Thursday, March 15, 2012

'11/22/63'

If you could change any point in history, what would it be?


In his new masterpiece of time travel, '11/22/63', Stephen King chose JFK's assassination.


Jake Epping is an English teacher in Lisbon Falls, Maine.  While teaching a GED class, he asks his students to write an essay about an event that changed their lives.  The essay that blows Jake's mind is about the night when his student's father arrived home with a sledgehammer, and killed his wife, daughter, and one of his sons.  Jake realizes that life turns on a dime, and the essay comes to haunt him.  Not much later, Jake's friend, Al, who owns the local diner, confesses a secret:  There is a 'wormhole' in his storeroom; a portal to the past.  Al begs Jake to go back to 1958 and prevent the assassination of President Kennedy.  But Jake has other business to attend to, first.  Along the way, Jake (who has taken the alias 'George Amberson') travels to Derry, Maine (the town made famous in 'It'), where he changes the incident he first learned about in the unforgettable essay.  Learning to live in a world of Ike, JFK, big American cars, and cigarette smoke becomes second nature, but as he begins to set his friend's plan into action, Jake falls in love...which could become his undoing.


When I see a new, big book by King, I wonder if it will be filled with long-winded passages; perhaps even rants.  However, '11/22/63' is anything but.  Although it runs over 800 pages, I found it almost impossible to put down.  The passages where Jake finds love and an almost normal life in Texas were charming, but they didn't lack some of King's trademark terrifying moments.  But when Jake finalizes his plans to fulfill his original purpose, the tale finally reveals its dark twists-and-turns.


What Jake discovers when he finally returns to 2011 is almost impossible to believe (in the realm of fiction), yet seems quite plausible.


But I'm not saying a word.  That is something you must discover on your own.
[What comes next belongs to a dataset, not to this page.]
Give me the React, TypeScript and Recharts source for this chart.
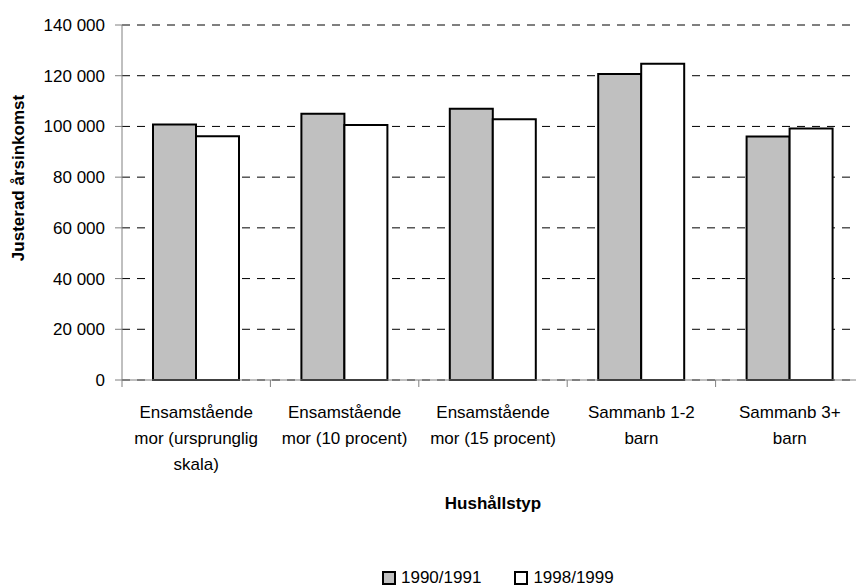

King had almost dedicated his novel to the great fantasy writer, Jack Finney, author of the classic 'Time and Again', but the appearance of King's new granddaughter, Zelda, took the spot. 

On a final note, I do have this to say:  I love the wonderful note at the end of each and every book that King writes.  He gives his faithful readers a little peek into his life; what makes him tick, what passions fuel his writing fire.  But, most of all, he never fails to thank his 'first reader', his wife, Tabitha.